Sanchez then requested that the court vary downward from the Guidelines range
because, among other reasons, the base offense level overstated the threat he posed and
his criminal history category overstated his record. The court rejected those arguments,
noting in particular that his criminal history did not reflect his numerous failures at
probation. The court sentenced Sanchez to 96 months in prison for unlawful possession
and 60 months for the obliterated serial number, to be served concurrently.
On appeal, Sanchez challenges both the district court’s application of the
enhancement under § 2K2.1(b)(6)(B) and its denial of his request for a downward
variance. We review a district court’s findings of fact for clear error and its application
of the Guidelines to those facts de novo. United States v. Sandidge, 784 F.3d 1055, 1061
(7th Cir. 2015). Findings of fact are clearly erroneous only if a review of all the evidence
leaves us with a “definite and firm conviction” that the district court made a mistake.
United States v. Artley, 489 F.3d 813, 821 (7th Cir. 2007).
Sanchez contends that the decision to apply the § 2K2.1(b)(6)(B) enhancement is
tainted by the district court’s inaccurate statement that he had two prior
drug-trafficking offenses. Defendants have a due-process right to be sentenced based on
accurate information, United States v. Oliver, 873 F.3d 601, 608 (7th Cir. 2017), and a
sentencing court that relies on clearly erroneous facts commits “a significant procedural
error,” Gall v. United States, 552 U.S. 38, 51 (2007). But a defendant must show that the
court relied on the inaccurate information by giving it explicit attention or by founding
the sentence at least in part on it. United States v. Salinas, 365 F.3d 582, 586 (7th Cir.
2004). Here, the district court initially gave Sanchez’s “two” convictions “explicit
attention,” but it later corrected its mistake. The court therefore did not rely on
inaccurate information. See Lechner v. Frank, 341 F.3d 635, 640 (7th Cir. 2003).
More substantially, Sanchez argues that the government did not prove by a
preponderance of the evidence that he intended to traffic the cocaine in his pocket.
See Sandidge, 784 F.3d at 1062. The district court reached its decision based on the gross
weight of the drugs and their packaging, Sanchez’s previous drug-trafficking offense,
No. 18-2907 Page 4
and his possession of a loaded gun in the same pocket. It also focused on its belief that a
heavy personal user of cocaine would rarely carry what it referred to as “a wholesale
amount of drugs.” True, the court did not explain the basis for its conclusion that 4.8
grams is a “wholesale amount,” and the government did not produce evidence or cite
any authority about what quantity of powder cocaine is a distribution amount.
Additionally, Sanchez’s single previous trafficking offense involved marijuana, not
cocaine, and had occurred six years earlier; and he had no other trafficking
accoutrements, such as cash, scales, or cutting agents.
Nevertheless, the district court’s interpretation of the facts is not “implausible,
illogical, internally inconsistent or contradicted by documentary or other extrinsic
evidence.” Furry v.
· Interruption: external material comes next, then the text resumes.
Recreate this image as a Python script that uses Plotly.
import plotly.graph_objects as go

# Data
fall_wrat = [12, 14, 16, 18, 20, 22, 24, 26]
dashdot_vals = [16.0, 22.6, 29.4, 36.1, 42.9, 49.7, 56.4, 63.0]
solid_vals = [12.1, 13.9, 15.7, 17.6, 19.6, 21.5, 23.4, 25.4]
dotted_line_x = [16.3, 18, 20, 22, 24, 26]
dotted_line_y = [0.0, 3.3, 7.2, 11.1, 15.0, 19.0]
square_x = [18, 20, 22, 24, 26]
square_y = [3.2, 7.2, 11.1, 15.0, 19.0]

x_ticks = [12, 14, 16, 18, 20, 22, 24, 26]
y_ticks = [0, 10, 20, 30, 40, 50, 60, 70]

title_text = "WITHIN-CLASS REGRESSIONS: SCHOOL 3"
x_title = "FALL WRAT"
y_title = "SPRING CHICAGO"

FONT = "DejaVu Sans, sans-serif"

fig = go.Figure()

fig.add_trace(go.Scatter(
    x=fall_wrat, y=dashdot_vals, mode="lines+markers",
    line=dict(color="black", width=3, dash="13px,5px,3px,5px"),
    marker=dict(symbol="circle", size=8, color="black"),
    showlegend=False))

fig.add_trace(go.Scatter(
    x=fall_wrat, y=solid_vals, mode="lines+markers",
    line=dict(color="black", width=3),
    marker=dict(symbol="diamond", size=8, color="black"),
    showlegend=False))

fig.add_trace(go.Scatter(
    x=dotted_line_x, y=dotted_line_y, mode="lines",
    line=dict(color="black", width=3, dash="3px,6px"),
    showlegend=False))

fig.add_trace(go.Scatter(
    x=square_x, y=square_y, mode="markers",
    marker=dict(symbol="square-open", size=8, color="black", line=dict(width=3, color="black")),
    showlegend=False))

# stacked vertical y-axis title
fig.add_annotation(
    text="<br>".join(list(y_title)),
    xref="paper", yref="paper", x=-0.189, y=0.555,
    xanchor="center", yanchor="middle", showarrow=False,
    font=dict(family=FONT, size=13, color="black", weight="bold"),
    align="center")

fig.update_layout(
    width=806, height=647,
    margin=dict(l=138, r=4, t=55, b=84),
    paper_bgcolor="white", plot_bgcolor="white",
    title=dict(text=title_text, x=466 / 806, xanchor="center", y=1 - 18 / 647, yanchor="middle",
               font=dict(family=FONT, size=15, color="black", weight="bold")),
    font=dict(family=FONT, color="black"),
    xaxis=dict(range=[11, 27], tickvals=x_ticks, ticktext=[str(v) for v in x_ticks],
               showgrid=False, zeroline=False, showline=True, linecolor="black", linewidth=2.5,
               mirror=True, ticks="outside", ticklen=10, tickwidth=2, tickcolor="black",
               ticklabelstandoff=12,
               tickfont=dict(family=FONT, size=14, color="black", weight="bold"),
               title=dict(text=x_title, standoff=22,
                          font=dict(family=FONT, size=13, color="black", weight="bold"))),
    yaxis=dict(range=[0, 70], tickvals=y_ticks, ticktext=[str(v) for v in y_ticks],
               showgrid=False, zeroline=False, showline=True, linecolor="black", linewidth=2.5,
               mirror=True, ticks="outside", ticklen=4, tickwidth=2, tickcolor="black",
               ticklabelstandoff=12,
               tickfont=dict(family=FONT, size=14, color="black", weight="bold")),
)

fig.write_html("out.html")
United States, 712 F.3d 988, 992 (7th Cir. 2013) (quoting EEOC v. Sears
Roebuck & Co., 839 F.2d 302, 309 (7th Cir. 1988)). The court based its decision on
evidence, and it presumably applied its own experience and knowledge to the facts
before it to conclude that Sanchez intended to sell the drugs in his pocket. See Edmond v.
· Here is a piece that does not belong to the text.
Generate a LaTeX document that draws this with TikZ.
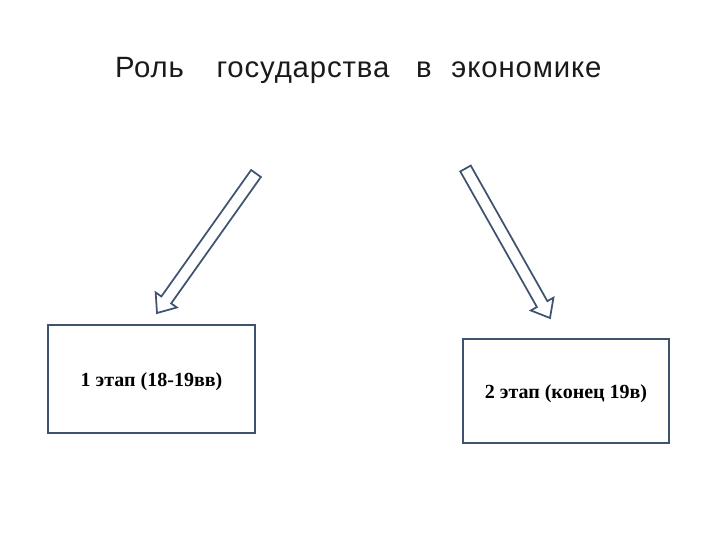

United States, 899 F.3d 446, 455 (7th Cir. 2018). Thus, the court did not clearly err in
choosing one permissible view of the evidence over the other. See United States v.
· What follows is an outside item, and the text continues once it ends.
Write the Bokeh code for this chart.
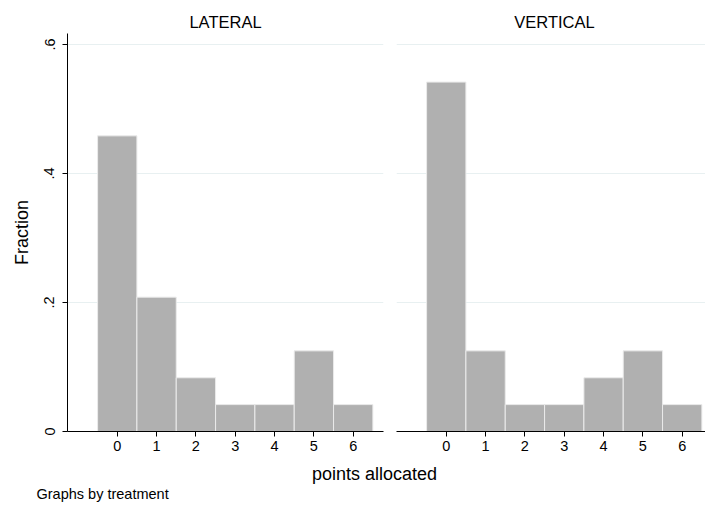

Markovitch, 442 F.3d 1029, 1031 (7th Cir. 2006).
In any event, the court’s finding did not impact the final sentence. We have
encouraged district judges, when resolving close issues under the Guidelines, to explain
on the record any alternate grounds for the sentence under 18 U.S.C. § 3553(a). United
States v. Sanner, 565 F.3d 400, 406 (7th Cir. 2009). We will affirm a sentence despite
significant procedural error if the district court provides “firm assurance” that the error
did not affect the sentence. United States v. Zahursky, 580 F.3d 515, 528 (7th Cir. 2009).
Here, before announcing the sentence, the district court said that, regardless of the
enhancement, it believed that “a sentence at that range” would still be appropriate
because “there is a danger when people are possessing a distribution amount of drugs”
while on the streets with a gun. We have concluded that procedural error was harmless
even when the district court made its “even if” statement before pronouncing the
sentence. United States v. Rabiu, 721 F.3d 467, 471 (7th Cir. 2013). And the four-month
variation from the bottom of the Guidelines range shows that the district court believed
that an eight-year sentence was proper based on Sanchez’s overall behavior and history,
regardless of the Guidelines range.
Finally, Sanchez argues that the district court improperly denied his request for a
downward variance because its conclusion that his criminal-history category did not
overstate the seriousness of his record rested on a clearly erroneous fact—that “his
No. 18-2907 Page 5
criminal-history score did not reflect that he failed to comply with previously imposed
terms of probation.” Sanchez points out that one conviction earned him two
criminal-history points instead of one because he violated the terms of probation. But
nothing the district court said is inconsistent with that fact. As the government argues,
the district court stressed that Sanchez’s category did not reflect his pattern of
recidivating while on probation and did not “adequately capture” his non-compliance
with court orders during his several probation sentences.
Because the district court did not rely on an inaccuracy, we review the denial of a
variance for abuse of discretion. United States v. Pietkiewicz, 712 F.3d 1057, 1060 (7th Cir.
2013). Sanchez insists that his criminal-history category overstates the seriousness of his
record, but the district court reasonably concluded otherwise. It tied his string of
failures to complete supervision successfully and his inability to conform with the law
to his likelihood to recidivate (again). And, in explaining the sentence, the district court
addressed the factors under 18 U.S.C. § 3553(a), including the seriousness of his crime,
the need for specific deterrence, and the need to protect the public. It therefore did not
abuse its discretion. United States v. Curtis, 645 F.3d 937, 943 (7th Cir. 2011).